In between our drinking and eating we did pack in some history, too. It's all around in Antwerp but one place not to miss is the home and former studios of the famous Old Master, the artist Rubens – the Rubenshuis is now a museum.
Rubens oversaw the construction of the Italianate house to his design and the building stands within a Baroque garden he also planned.
Antwerp bought Rubens' house in the Thirties and it finally opened to the public a year after the last war ended.
It contains many works by the great man but the nice thing is that, when you've finished your tour, you can wander through the courtyard garden.
The waterfront is ever present in Antwerp and one distinctive feature you cannot miss is Het Steen, a medieval fortress located there.
This fortress helped control the River Scheldt, on whose bank it stands, but what you see today is apparently but a small part of what was once here.

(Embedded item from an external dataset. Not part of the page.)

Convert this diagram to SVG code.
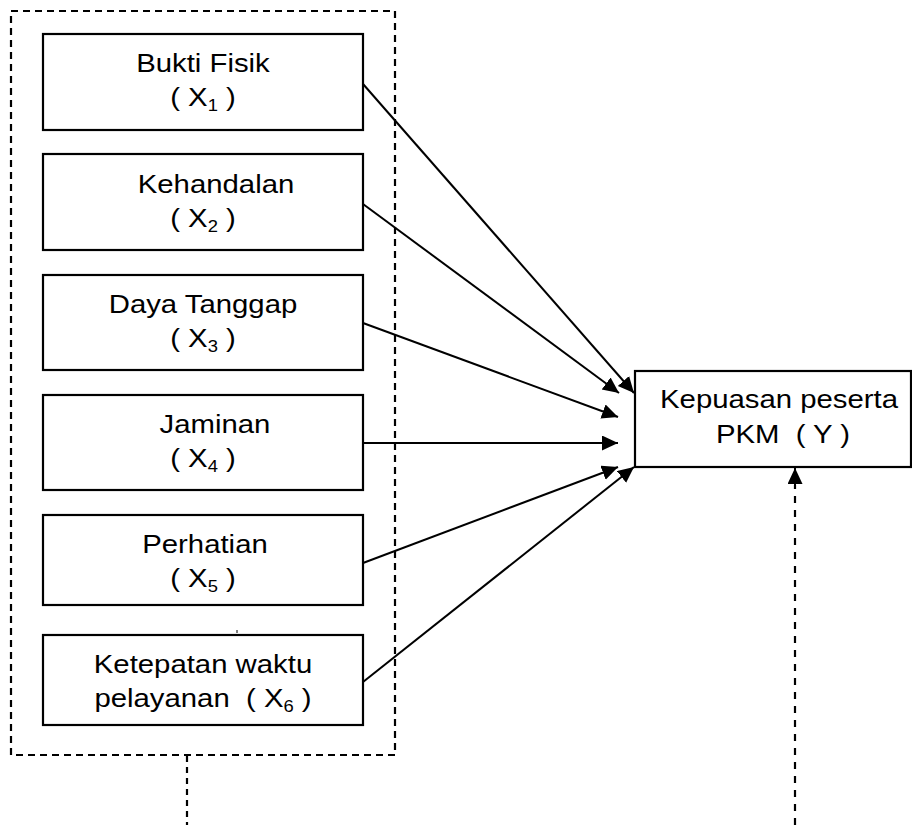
<svg xmlns="http://www.w3.org/2000/svg" width="912" height="825" viewBox="0 0 912 825">
<style>
.box{fill:#fff;stroke:#000;stroke-width:2.2}
.t{font-family:"Liberation Sans",Arial,sans-serif;font-size:25.5px;fill:#000;text-anchor:middle;white-space:pre}
.sub{font-size:16px}
.c{stroke:#000;stroke-width:2;fill:none}
.d{stroke:#000;stroke-width:2.2;fill:none}
</style>
<defs>
<marker id="ah" markerUnits="userSpaceOnUse" markerWidth="17" markerHeight="16" refX="16" refY="7.5" orient="auto" viewBox="0 0 17 16">
<path d="M0,0 L16,7.5 L0,15 z" fill="#000"/>
</marker>
</defs>
<rect x="0" y="0" width="912" height="825" fill="#fff"/>
<g id="group-x">
<rect x="11" y="11" width="384" height="744" class="d" stroke-dasharray="7 5"/>
</g>
<g id="connectors">
<line class="c" x1="363" y1="84" x2="634" y2="393" marker-end="url(#ah)"/>
<line class="c" x1="363" y1="204" x2="619" y2="393" marker-end="url(#ah)"/>
<line class="c" x1="363" y1="323" x2="618" y2="417" marker-end="url(#ah)"/>
<line class="c" x1="363" y1="443" x2="618" y2="443" marker-end="url(#ah)"/>
<line class="c" x1="363" y1="563" x2="618" y2="467" marker-end="url(#ah)"/>
<line class="c" x1="363" y1="682" x2="634" y2="467" marker-end="url(#ah)"/>
<line class="d" x1="187" y1="756" x2="187" y2="825" stroke-dasharray="6 5"/>
<line class="d" x1="795" y1="825" x2="795" y2="485" stroke-dasharray="7 7"/>
<line class="c" x1="795" y1="486" x2="795" y2="468" marker-end="url(#ah)"/>
</g>
<g id="x1">
<rect class="box" x="43" y="34" width="320" height="96"/>
<text class="t" transform="translate(203,72) scale(1.15,1)">Bukti Fisik</text>
<text class="t" transform="translate(203,106) scale(1.15,1)">( X<tspan class="sub" dy="5">1</tspan><tspan dy="-5"> )</tspan></text>
</g>
<g id="x2">
<rect class="box" x="43" y="154" width="320" height="96"/>
<text class="t" transform="translate(216,193) scale(1.15,1)">Kehandalan</text>
<text class="t" transform="translate(203,227) scale(1.15,1)">( X<tspan class="sub" dy="5">2</tspan><tspan dy="-5"> )</tspan></text>
</g>
<g id="x3">
<rect class="box" x="43" y="275" width="320" height="95"/>
<text class="t" transform="translate(203,313) scale(1.15,1)">Daya Tanggap</text>
<text class="t" transform="translate(203,347) scale(1.15,1)">( X<tspan class="sub" dy="5">3</tspan><tspan dy="-5"> )</tspan></text>
</g>
<g id="x4">
<rect class="box" x="43" y="395" width="320" height="95"/>
<text class="t" transform="translate(215,433) scale(1.15,1)">Jaminan</text>
<text class="t" transform="translate(203,467) scale(1.15,1)">( X<tspan class="sub" dy="5">4</tspan><tspan dy="-5"> )</tspan></text>
</g>
<g id="x5">
<rect class="box" x="43" y="515" width="320" height="90"/>
<text class="t" transform="translate(205,553) scale(1.15,1)">Perhatian</text>
<text class="t" transform="translate(203,587) scale(1.15,1)">( X<tspan class="sub" dy="5">5</tspan><tspan dy="-5"> )</tspan></text>
</g>
<line x1="237" y1="630" x2="237" y2="633" stroke="#000" stroke-width="1"/>
<g id="x6">
<rect class="box" x="43" y="635" width="320" height="90"/>
<text class="t" transform="translate(203,673) scale(1.15,1)">Ketepatan waktu</text>
<text class="t" transform="translate(203,707) scale(1.15,1)">pelayanan  ( X<tspan class="sub" dy="5">6</tspan><tspan dy="-5"> )</tspan></text>
</g>
<g id="y">
<rect class="box" x="635" y="371" width="276" height="96"/>
<text class="t" transform="translate(779,408) scale(1.15,1)">Kepuasan peserta</text>
<text class="t" transform="translate(783,443) scale(1.15,1)">PKM  ( Y )</text>
</g>
</svg>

It's still impressive as a good vantage point for sightseers, though, but today it is used as a maritime museum and, nearby, under cover, are some old barges.
Boat cruises taking in the harbour and port on the River Scheldt, lasting between two and five hours, are also available.
Our Lady's Cathedral of Antwerp is another iconic structure to visit. You can't miss it, as it dominates the city skyline.
And shopping's another big attraction. You can window shop as you promenade up the main street, the Meir. But if you want a unique retail experience, do pop into what was once the old city ballroom here. It has been superbly renovated and is now a luxury shopping mall.
We liked Antwerp. It's a really friendly, nicely informal city, packed with a host of things to see and do... and eat. And drink.
And, if you're feeling really indulgent, it can make you sparkle, too, with a diamond. Or two.